Copy out the data exactly, leaving the pictures behind.
════════════════
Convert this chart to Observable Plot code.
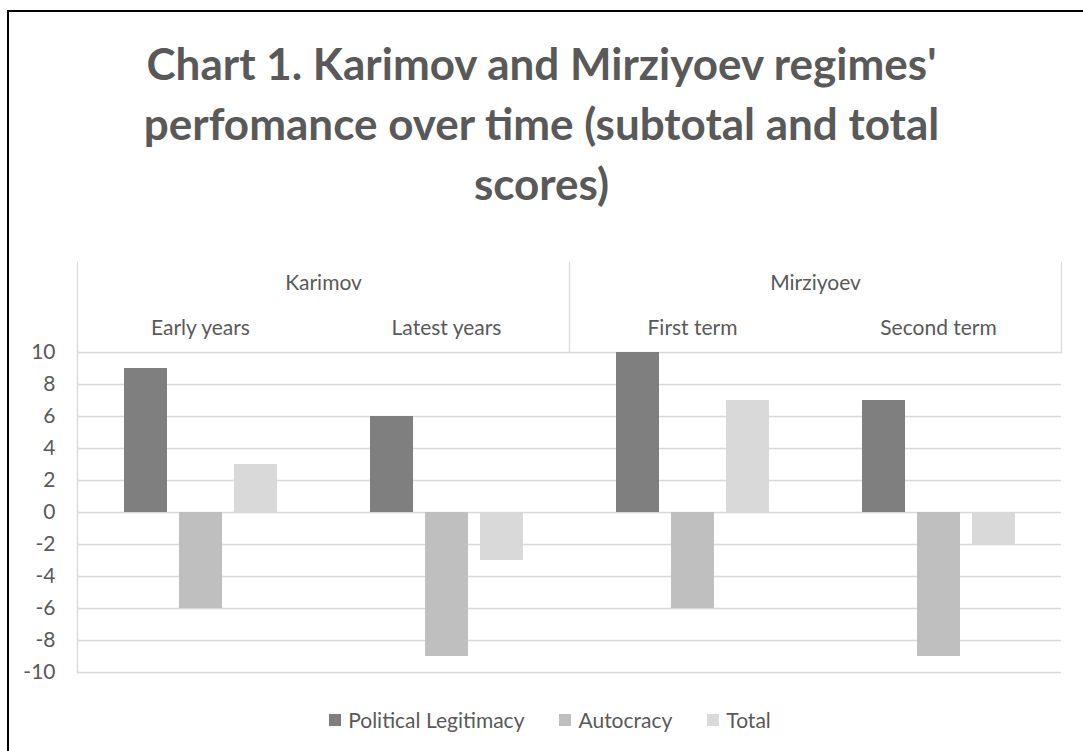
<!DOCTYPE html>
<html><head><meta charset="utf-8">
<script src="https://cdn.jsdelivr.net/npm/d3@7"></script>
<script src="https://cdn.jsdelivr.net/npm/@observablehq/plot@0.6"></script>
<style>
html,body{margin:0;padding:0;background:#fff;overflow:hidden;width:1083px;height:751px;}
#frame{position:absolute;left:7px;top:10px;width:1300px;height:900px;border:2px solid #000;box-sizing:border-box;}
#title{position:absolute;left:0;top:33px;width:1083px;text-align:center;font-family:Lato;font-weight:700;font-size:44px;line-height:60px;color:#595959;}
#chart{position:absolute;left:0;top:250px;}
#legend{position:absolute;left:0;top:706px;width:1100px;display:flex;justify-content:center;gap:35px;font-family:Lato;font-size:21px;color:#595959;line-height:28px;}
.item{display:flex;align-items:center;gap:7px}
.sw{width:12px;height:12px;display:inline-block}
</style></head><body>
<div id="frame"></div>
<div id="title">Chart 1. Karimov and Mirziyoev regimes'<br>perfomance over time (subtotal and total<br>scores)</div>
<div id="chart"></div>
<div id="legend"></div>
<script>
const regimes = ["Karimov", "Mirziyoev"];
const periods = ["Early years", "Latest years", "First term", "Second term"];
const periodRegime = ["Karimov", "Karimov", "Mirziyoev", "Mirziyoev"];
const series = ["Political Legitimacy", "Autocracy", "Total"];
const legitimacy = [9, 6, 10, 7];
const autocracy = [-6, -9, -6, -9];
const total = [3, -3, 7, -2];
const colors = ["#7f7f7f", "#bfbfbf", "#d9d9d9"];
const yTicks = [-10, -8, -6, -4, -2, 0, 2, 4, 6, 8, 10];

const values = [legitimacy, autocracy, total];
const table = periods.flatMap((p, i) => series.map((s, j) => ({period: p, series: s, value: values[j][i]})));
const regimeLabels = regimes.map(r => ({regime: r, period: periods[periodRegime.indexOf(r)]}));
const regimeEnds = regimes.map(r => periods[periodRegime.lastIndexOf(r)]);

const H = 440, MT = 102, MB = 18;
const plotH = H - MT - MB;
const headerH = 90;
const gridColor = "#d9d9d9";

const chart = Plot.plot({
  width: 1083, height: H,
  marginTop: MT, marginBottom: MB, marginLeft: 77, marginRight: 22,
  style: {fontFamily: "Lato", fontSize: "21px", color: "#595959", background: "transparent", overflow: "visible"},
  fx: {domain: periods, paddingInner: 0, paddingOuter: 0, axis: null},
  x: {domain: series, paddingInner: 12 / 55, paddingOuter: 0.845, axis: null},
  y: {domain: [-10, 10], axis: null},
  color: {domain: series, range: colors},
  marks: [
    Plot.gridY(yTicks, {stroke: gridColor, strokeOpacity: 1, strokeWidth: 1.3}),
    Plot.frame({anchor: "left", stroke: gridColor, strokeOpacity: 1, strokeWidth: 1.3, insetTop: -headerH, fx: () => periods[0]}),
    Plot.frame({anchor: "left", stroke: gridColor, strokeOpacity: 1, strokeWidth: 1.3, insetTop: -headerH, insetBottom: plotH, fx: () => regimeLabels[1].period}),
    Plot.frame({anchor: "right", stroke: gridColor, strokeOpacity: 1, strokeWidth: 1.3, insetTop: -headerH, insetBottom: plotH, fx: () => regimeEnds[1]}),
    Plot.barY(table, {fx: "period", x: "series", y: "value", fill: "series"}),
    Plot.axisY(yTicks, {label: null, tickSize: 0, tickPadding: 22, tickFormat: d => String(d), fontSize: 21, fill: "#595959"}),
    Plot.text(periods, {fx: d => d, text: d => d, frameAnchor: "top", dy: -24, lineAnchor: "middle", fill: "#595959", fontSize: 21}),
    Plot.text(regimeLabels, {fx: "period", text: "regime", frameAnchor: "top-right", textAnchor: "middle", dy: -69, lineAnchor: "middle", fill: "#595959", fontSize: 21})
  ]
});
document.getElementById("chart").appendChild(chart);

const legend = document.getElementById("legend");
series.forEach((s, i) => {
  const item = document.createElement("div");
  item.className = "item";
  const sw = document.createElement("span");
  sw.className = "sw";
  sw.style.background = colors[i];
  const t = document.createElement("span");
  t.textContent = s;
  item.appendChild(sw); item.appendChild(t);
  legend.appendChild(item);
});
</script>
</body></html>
════════════════
The solution
Convert this chart to Observable Plot code.
<!DOCTYPE html>
<html><head><meta charset="utf-8">
<script src="https://cdn.jsdelivr.net/npm/d3@7"></script>
<script src="https://cdn.jsdelivr.net/npm/@observablehq/plot@0.6"></script>
<style>
html,body{margin:0;padding:0;background:#fff;overflow:hidden;width:1083px;height:751px;}
#frame{position:absolute;left:7px;top:10px;width:1300px;height:900px;border:2px solid #000;box-sizing:border-box;}
#title{position:absolute;left:0;top:33px;width:1083px;text-align:center;font-family:Lato;font-weight:700;font-size:44px;line-height:60px;color:#595959;}
#chart{position:absolute;left:0;top:250px;}
#legend{position:absolute;left:0;top:706px;width:1100px;display:flex;justify-content:center;gap:35px;font-family:Lato;font-size:21px;color:#595959;line-height:28px;}
.item{display:flex;align-items:center;gap:7px}
.sw{width:12px;height:12px;display:inline-block}
</style></head><body>
<div id="frame"></div>
<div id="title">Chart 1. Karimov and Mirziyoev regimes'<br>perfomance over time (subtotal and total<br>scores)</div>
<div id="chart"></div>
<div id="legend"></div>
<script>
const regimes = ["Karimov", "Mirziyoev"];
const periods = ["Early years", "Latest years", "First term", "Second term"];
const periodRegime = ["Karimov", "Karimov", "Mirziyoev", "Mirziyoev"];
const series = ["Political Legitimacy", "Autocracy", "Total"];
const legitimacy = [9, 6, 10, 7];
const autocracy = [-6, -9, -6, -9];
const total = [3, -3, 7, -2];
const colors = ["#7f7f7f", "#bfbfbf", "#d9d9d9"];
const yTicks = [-10, -8, -6, -4, -2, 0, 2, 4, 6, 8, 10];

const values = [legitimacy, autocracy, total];
const table = periods.flatMap((p, i) => series.map((s, j) => ({period: p, series: s, value: values[j][i]})));
const regimeLabels = regimes.map(r => ({regime: r, period: periods[periodRegime.indexOf(r)]}));
const regimeEnds = regimes.map(r => periods[periodRegime.lastIndexOf(r)]);

const H = 440, MT = 102, MB = 18;
const plotH = H - MT - MB;
const headerH = 90;
const gridColor = "#d9d9d9";

const chart = Plot.plot({
  width: 1083, height: H,
  marginTop: MT, marginBottom: MB, marginLeft: 77, marginRight: 22,
  style: {fontFamily: "Lato", fontSize: "21px", color: "#595959", background: "transparent", overflow: "visible"},
  fx: {domain: periods, paddingInner: 0, paddingOuter: 0, axis: null},
  x: {domain: series, paddingInner: 12 / 55, paddingOuter: 0.845, axis: null},
  y: {domain: [-10, 10], axis: null},
  color: {domain: series, range: colors},
  marks: [
    Plot.gridY(yTicks, {stroke: gridColor, strokeOpacity: 1, strokeWidth: 1.3}),
    Plot.frame({anchor: "left", stroke: gridColor, strokeOpacity: 1, strokeWidth: 1.3, insetTop: -headerH, fx: () => periods[0]}),
    Plot.frame({anchor: "left", stroke: gridColor, strokeOpacity: 1, strokeWidth: 1.3, insetTop: -headerH, insetBottom: plotH, fx: () => regimeLabels[1].period}),
    Plot.frame({anchor: "right", stroke: gridColor, strokeOpacity: 1, strokeWidth: 1.3, insetTop: -headerH, insetBottom: plotH, fx: () => regimeEnds[1]}),
    Plot.barY(table, {fx: "period", x: "series", y: "value", fill: "series"}),
    Plot.axisY(yTicks, {label: null, tickSize: 0, tickPadding: 22, tickFormat: d => String(d), fontSize: 21, fill: "#595959"}),
    Plot.text(periods, {fx: d => d, text: d => d, frameAnchor: "top", dy: -24, lineAnchor: "middle", fill: "#595959", fontSize: 21}),
    Plot.text(regimeLabels, {fx: "period", text: "regime", frameAnchor: "top-right", textAnchor: "middle", dy: -69, lineAnchor: "middle", fill: "#595959", fontSize: 21})
  ]
});
document.getElementById("chart").appendChild(chart);

const legend = document.getElementById("legend");
series.forEach((s, i) => {
  const item = document.createElement("div");
  item.className = "item";
  const sw = document.createElement("span");
  sw.className = "sw";
  sw.style.background = colors[i];
  const t = document.createElement("span");
  t.textContent = s;
  item.appendChild(sw); item.appendChild(t);
  legend.appendChild(item);
});
</script>
</body></html>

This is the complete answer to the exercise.